_Exercise objective_.
Reproduce the listing word for word. Skip any image.

_Data lines_.
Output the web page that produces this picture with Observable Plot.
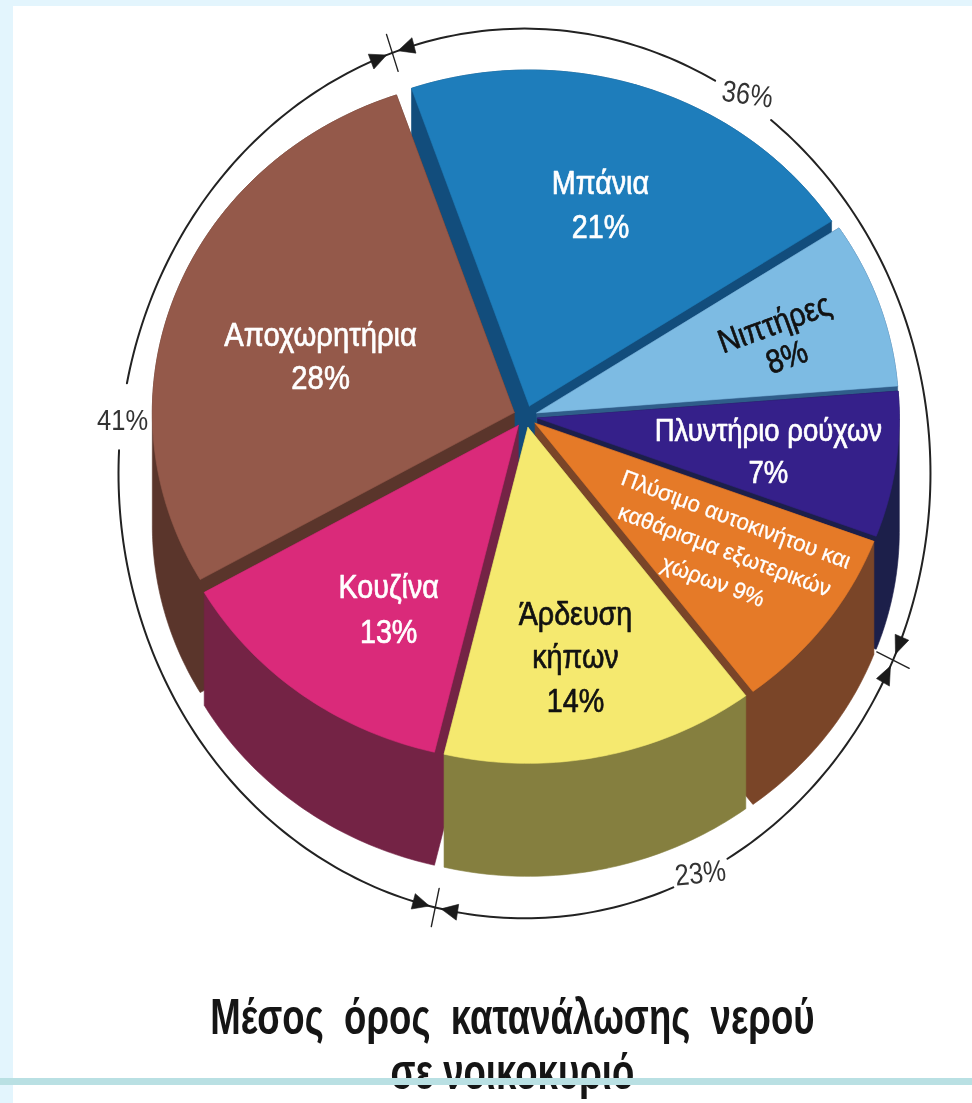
<!DOCTYPE html>
<html>
<head>
<meta charset="utf-8">
<script src="https://cdn.jsdelivr.net/npm/d3@7"></script>
<script src="https://cdn.jsdelivr.net/npm/@observablehq/plot@0.6"></script>
<style>
  html, body { margin: 0; padding: 0; background: #fff; }
  #stage { position: relative; width: 972px; height: 1103px; overflow: hidden; }
  #stage svg { display: block; filter: blur(0.5px); }
  .edge-left { position: absolute; left: 0; top: 0; width: 13px; height: 1103px; background: #e3f5fd; }
  .edge-top { position: absolute; left: 0; top: 0; width: 972px; height: 6px; background: #e3f5fd; }
  .edge-bottom { position: absolute; left: 0; top: 1078px; width: 972px; height: 7px; background: #b9e0e3; }
</style>
</head>
<body>
<div id="stage">
  <div class="edge-left"></div>
  <div class="edge-top"></div>
</div>
<script>
// ---- data ----
const sliceNames = ["Μπάνια\n21%", "Νιπτήρες\n8%", "Πλυντήριο ρούχων\n7%",
  "Πλύσιμο αυτοκινήτου και\nκαθάρισμα εξωτερικών\nχώρων 9%",
  "Άρδευση\nκήπων\n14%", "Κουζίνα\n13%", "Αποχωρητήρια\n28%"];
const sliceShares = [21, 8, 7, 9, 14, 13, 28];
const faceColors = ["#1e7dbb", "#7dbbe3", "#35208a", "#e57a28", "#f5e96f", "#da2a7a", "#94594a"];
const wallColors = ["#124d7c", "#2f5d8a", "#1c1f4a", "#7a4528", "#857f3f", "#742345", "#5a352b"];
const ringLabels = ["36%", "23%", "41%"];
const ringBreaks = [-19, 114.8, 192.7];        // degrees clockwise from the top
const ringGaps = [[28, 37.4], [150, 158.5], [273, 281.7]]; // where the ring gives way to its label
const titleLines = ["Μέσος  όρος  κατανάλωσης  νερού", "σε νοικοκυριό"];

// ---- pie geometry in unit-ellipse coordinates ----
const W = 972, H = 1103;
const pxPerUnitX = 362, pxPerUnitY = 336, originX = 525, originY = 416;
const startDeg = -19, depth = 113 / pxPerUnitY, explode = 0.033;
const rad = d => d * Math.PI / 180;
const range = (a, b) => { const n = Math.max(2, Math.ceil(Math.abs(b - a))); return d3.range(n + 1).map(i => a + (b - a) * i / n); };

let acc = startDeg;
const slices = sliceShares.map((share, i) => {
  const a0 = acc, a1 = acc + share * 3.6; acc = a1;
  const mid = rad((a0 + a1) / 2);
  const ox = explode * Math.sin(mid), oy = explode * Math.cos(mid);
  const pts = [[ox, oy], ...range(a0, a1).map(d => [ox + Math.sin(rad(d)), oy + Math.cos(rad(d))])];
  const hull = d3.polygonHull([...pts, ...pts.map(([x, y]) => [x, y - depth])]);
  return {i, top: [...pts, pts[0]], hull: [...hull, hull[0]]};
});
const paintOrder = [0, 1, 2, 3, 6, 5, 4];

const ringCX = -0.0028, ringCY = -0.1696, ringRX = 1.1215, ringRY = 1.324;
const ringPt = (d, k = 1) => [ringCX + k * ringRX * Math.sin(rad(d)), ringCY + k * ringRY * Math.cos(rad(d))];
const ringStops = [ringBreaks[0], ringGaps[0][0], ringGaps[0][1], ringBreaks[1], ringGaps[1][0], ringGaps[1][1], ringBreaks[2], ringGaps[2][0], ringGaps[2][1], ringBreaks[0] + 360];
const ringArcs = [[0, 1], [2, 3], [3, 4], [5, 6], [6, 7], [8, 9]].map(([a, b]) => range(ringStops[a], ringStops[b]).map(d => ringPt(d)));
const ticks = ringBreaks.map(d => [ringPt(d, 0.956), ringPt(d, 1.044)]);
const arrows = ringBreaks.flatMap(d => [-1, 1].map(s => [ringPt(d + s * 0.85), ringPt(d + s * 3.2, 0.982), ringPt(d + s * 3.2, 1.018), ringPt(d + s * 0.85)]));

const px = d => d[0], py = d => d[1];
const poly = (pts, color) => Plot.line(pts, {x: px, y: py, fill: color, stroke: color, strokeWidth: 0.6, curve: "linear"});

const font = "Liberation Sans, Arial, sans-serif";

// the source lettering is condensed and no narrow face is installed: squeeze the text horizontally
const squeeze = sx => (index, scales, values, dims, ctx, next) => {
  const g = next(index, scales, values, dims, ctx);
  g.querySelectorAll("text").forEach(t => t.setAttribute("transform", `${t.getAttribute("transform") || ""} scale(${sx},1)`));
  return g;
};

// label placement, in the same unit-ellipse coordinates, parallel to sliceNames
const labelPlace = [
  {x: 0.207, y: 0.639, size: 33, sx: 0.87, fill: "#fff", rotate: 0, lh: 1.33, sw: 0.7},
  {x: 0.704, y: 0.229, size: 33, sx: 0.87, fill: "#111", rotate: -20, lh: 1.09, sw: 0.7},
  {x: 0.671, y: -0.095, size: 31, sx: 0.887, fill: "#fff", rotate: 0, lh: 1.35, sw: 0.7},
  {x: 0.553, y: -0.39, size: 23, sx: 0.97, fill: "#fff", rotate: 20.5, lh: 1.43, sw: 0.3},
  {x: 0.138, y: -0.708, size: 33, sx: 0.87, fill: "#111", rotate: 0, lh: 1.32, sw: 0.7},
  {x: -0.378, y: -0.5635, size: 33, sx: 0.87, fill: "#fff", rotate: 0, lh: 1.36, sw: 0.7},
  {x: -0.566, y: 0.187, size: 34, sx: 0.86, fill: "#fff", rotate: 0, lh: 1.26, sw: 0.7}
];
const ringPlace = [
  {x: 0.613, y: 0.958, rotate: 8},
  {x: 0.483, y: -1.36, rotate: -6},
  {x: -1.113, y: -0.012, rotate: 0}
];
const titlePlace = [{x: -0.036, y: -1.789}, {x: -0.036, y: -1.955}];

const chart = Plot.plot({
  width: W, height: H,
  margin: 0,
  style: {background: "transparent"},
  x: {domain: [-originX / pxPerUnitX, (W - originX) / pxPerUnitX], range: [0, W], axis: null},
  y: {domain: [(originY - H) / pxPerUnitY, originY / pxPerUnitY], range: [H, 0], axis: null},
  marks: [
    ...paintOrder.flatMap(i => [poly(slices[i].hull, wallColors[i]), poly(slices[i].top, faceColors[i])]),
    ...ringArcs.map(a => Plot.line(a, {x: px, y: py, stroke: "#222", strokeWidth: 2})),
    ...ticks.map(t => Plot.line(t, {x: px, y: py, stroke: "#222", strokeWidth: 1.4})),
    ...arrows.map(a => poly(a, "#1a1a1a")),
    ...sliceNames.map((name, i) => {
      const p = labelPlace[i];
      return Plot.text([name], {x: () => p.x, y: () => p.y, text: d => d, fill: p.fill, fontSize: p.size, rotate: p.rotate, lineHeight: p.lh, fontFamily: font, fontWeight: 500, stroke: p.fill, strokeWidth: p.sw, render: squeeze(p.sx)});
    }),
    ...ringLabels.map((label, i) => {
      const p = ringPlace[i];
      return Plot.text([label], {x: () => p.x, y: () => p.y, text: d => d, fill: "#333", fontSize: 30, rotate: p.rotate, fontFamily: font, render: squeeze(0.85)});
    }),
    ...titleLines.map((line, i) => {
      const p = titlePlace[i];
      return Plot.text([line], {x: () => p.x, y: () => p.y, text: d => d, fill: "#151515", fontSize: 50, fontFamily: font, fontWeight: 700, render: squeeze(0.732)});
    })
  ]
});
const stage = document.getElementById("stage");
stage.prepend(chart);
const band = document.createElement("div");
band.className = "edge-bottom";
stage.appendChild(band);
</script>
</body>
</html>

_Result_.
Output the web page that produces this picture with Observable Plot.
<!DOCTYPE html>
<html>
<head>
<meta charset="utf-8">
<script src="https://cdn.jsdelivr.net/npm/d3@7"></script>
<script src="https://cdn.jsdelivr.net/npm/@observablehq/plot@0.6"></script>
<style>
  html, body { margin: 0; padding: 0; background: #fff; }
  #stage { position: relative; width: 972px; height: 1103px; overflow: hidden; }
  #stage svg { display: block; filter: blur(0.5px); }
  .edge-left { position: absolute; left: 0; top: 0; width: 13px; height: 1103px; background: #e3f5fd; }
  .edge-top { position: absolute; left: 0; top: 0; width: 972px; height: 6px; background: #e3f5fd; }
  .edge-bottom { position: absolute; left: 0; top: 1078px; width: 972px; height: 7px; background: #b9e0e3; }
</style>
</head>
<body>
<div id="stage">
  <div class="edge-left"></div>
  <div class="edge-top"></div>
</div>
<script>
// ---- data ----
const sliceNames = ["Μπάνια\n21%", "Νιπτήρες\n8%", "Πλυντήριο ρούχων\n7%",
  "Πλύσιμο αυτοκινήτου και\nκαθάρισμα εξωτερικών\nχώρων 9%",
  "Άρδευση\nκήπων\n14%", "Κουζίνα\n13%", "Αποχωρητήρια\n28%"];
const sliceShares = [21, 8, 7, 9, 14, 13, 28];
const faceColors = ["#1e7dbb", "#7dbbe3", "#35208a", "#e57a28", "#f5e96f", "#da2a7a", "#94594a"];
const wallColors = ["#124d7c", "#2f5d8a", "#1c1f4a", "#7a4528", "#857f3f", "#742345", "#5a352b"];
const ringLabels = ["36%", "23%", "41%"];
const ringBreaks = [-19, 114.8, 192.7];        // degrees clockwise from the top
const ringGaps = [[28, 37.4], [150, 158.5], [273, 281.7]]; // where the ring gives way to its label
const titleLines = ["Μέσος  όρος  κατανάλωσης  νερού", "σε νοικοκυριό"];

// ---- pie geometry in unit-ellipse coordinates ----
const W = 972, H = 1103;
const pxPerUnitX = 362, pxPerUnitY = 336, originX = 525, originY = 416;
const startDeg = -19, depth = 113 / pxPerUnitY, explode = 0.033;
const rad = d => d * Math.PI / 180;
const range = (a, b) => { const n = Math.max(2, Math.ceil(Math.abs(b - a))); return d3.range(n + 1).map(i => a + (b - a) * i / n); };

let acc = startDeg;
const slices = sliceShares.map((share, i) => {
  const a0 = acc, a1 = acc + share * 3.6; acc = a1;
  const mid = rad((a0 + a1) / 2);
  const ox = explode * Math.sin(mid), oy = explode * Math.cos(mid);
  const pts = [[ox, oy], ...range(a0, a1).map(d => [ox + Math.sin(rad(d)), oy + Math.cos(rad(d))])];
  const hull = d3.polygonHull([...pts, ...pts.map(([x, y]) => [x, y - depth])]);
  return {i, top: [...pts, pts[0]], hull: [...hull, hull[0]]};
});
const paintOrder = [0, 1, 2, 3, 6, 5, 4];

const ringCX = -0.0028, ringCY = -0.1696, ringRX = 1.1215, ringRY = 1.324;
const ringPt = (d, k = 1) => [ringCX + k * ringRX * Math.sin(rad(d)), ringCY + k * ringRY * Math.cos(rad(d))];
const ringStops = [ringBreaks[0], ringGaps[0][0], ringGaps[0][1], ringBreaks[1], ringGaps[1][0], ringGaps[1][1], ringBreaks[2], ringGaps[2][0], ringGaps[2][1], ringBreaks[0] + 360];
const ringArcs = [[0, 1], [2, 3], [3, 4], [5, 6], [6, 7], [8, 9]].map(([a, b]) => range(ringStops[a], ringStops[b]).map(d => ringPt(d)));
const ticks = ringBreaks.map(d => [ringPt(d, 0.956), ringPt(d, 1.044)]);
const arrows = ringBreaks.flatMap(d => [-1, 1].map(s => [ringPt(d + s * 0.85), ringPt(d + s * 3.2, 0.982), ringPt(d + s * 3.2, 1.018), ringPt(d + s * 0.85)]));

const px = d => d[0], py = d => d[1];
const poly = (pts, color) => Plot.line(pts, {x: px, y: py, fill: color, stroke: color, strokeWidth: 0.6, curve: "linear"});

const font = "Liberation Sans, Arial, sans-serif";

// the source lettering is condensed and no narrow face is installed: squeeze the text horizontally
const squeeze = sx => (index, scales, values, dims, ctx, next) => {
  const g = next(index, scales, values, dims, ctx);
  g.querySelectorAll("text").forEach(t => t.setAttribute("transform", `${t.getAttribute("transform") || ""} scale(${sx},1)`));
  return g;
};

// label placement, in the same unit-ellipse coordinates, parallel to sliceNames
const labelPlace = [
  {x: 0.207, y: 0.639, size: 33, sx: 0.87, fill: "#fff", rotate: 0, lh: 1.33, sw: 0.7},
  {x: 0.704, y: 0.229, size: 33, sx: 0.87, fill: "#111", rotate: -20, lh: 1.09, sw: 0.7},
  {x: 0.671, y: -0.095, size: 31, sx: 0.887, fill: "#fff", rotate: 0, lh: 1.35, sw: 0.7},
  {x: 0.553, y: -0.39, size: 23, sx: 0.97, fill: "#fff", rotate: 20.5, lh: 1.43, sw: 0.3},
  {x: 0.138, y: -0.708, size: 33, sx: 0.87, fill: "#111", rotate: 0, lh: 1.32, sw: 0.7},
  {x: -0.378, y: -0.5635, size: 33, sx: 0.87, fill: "#fff", rotate: 0, lh: 1.36, sw: 0.7},
  {x: -0.566, y: 0.187, size: 34, sx: 0.86, fill: "#fff", rotate: 0, lh: 1.26, sw: 0.7}
];
const ringPlace = [
  {x: 0.613, y: 0.958, rotate: 8},
  {x: 0.483, y: -1.36, rotate: -6},
  {x: -1.113, y: -0.012, rotate: 0}
];
const titlePlace = [{x: -0.036, y: -1.789}, {x: -0.036, y: -1.955}];

const chart = Plot.plot({
  width: W, height: H,
  margin: 0,
  style: {background: "transparent"},
  x: {domain: [-originX / pxPerUnitX, (W - originX) / pxPerUnitX], range: [0, W], axis: null},
  y: {domain: [(originY - H) / pxPerUnitY, originY / pxPerUnitY], range: [H, 0], axis: null},
  marks: [
    ...paintOrder.flatMap(i => [poly(slices[i].hull, wallColors[i]), poly(slices[i].top, faceColors[i])]),
    ...ringArcs.map(a => Plot.line(a, {x: px, y: py, stroke: "#222", strokeWidth: 2})),
    ...ticks.map(t => Plot.line(t, {x: px, y: py, stroke: "#222", strokeWidth: 1.4})),
    ...arrows.map(a => poly(a, "#1a1a1a")),
    ...sliceNames.map((name, i) => {
      const p = labelPlace[i];
      return Plot.text([name], {x: () => p.x, y: () => p.y, text: d => d, fill: p.fill, fontSize: p.size, rotate: p.rotate, lineHeight: p.lh, fontFamily: font, fontWeight: 500, stroke: p.fill, strokeWidth: p.sw, render: squeeze(p.sx)});
    }),
    ...ringLabels.map((label, i) => {
      const p = ringPlace[i];
      return Plot.text([label], {x: () => p.x, y: () => p.y, text: d => d, fill: "#333", fontSize: 30, rotate: p.rotate, fontFamily: font, render: squeeze(0.85)});
    }),
    ...titleLines.map((line, i) => {
      const p = titlePlace[i];
      return Plot.text([line], {x: () => p.x, y: () => p.y, text: d => d, fill: "#151515", fontSize: 50, fontFamily: font, fontWeight: 700, render: squeeze(0.732)});
    })
  ]
});
const stage = document.getElementById("stage");
stage.prepend(chart);
const band = document.createElement("div");
band.className = "edge-bottom";
stage.appendChild(band);
</script>
</body>
</html>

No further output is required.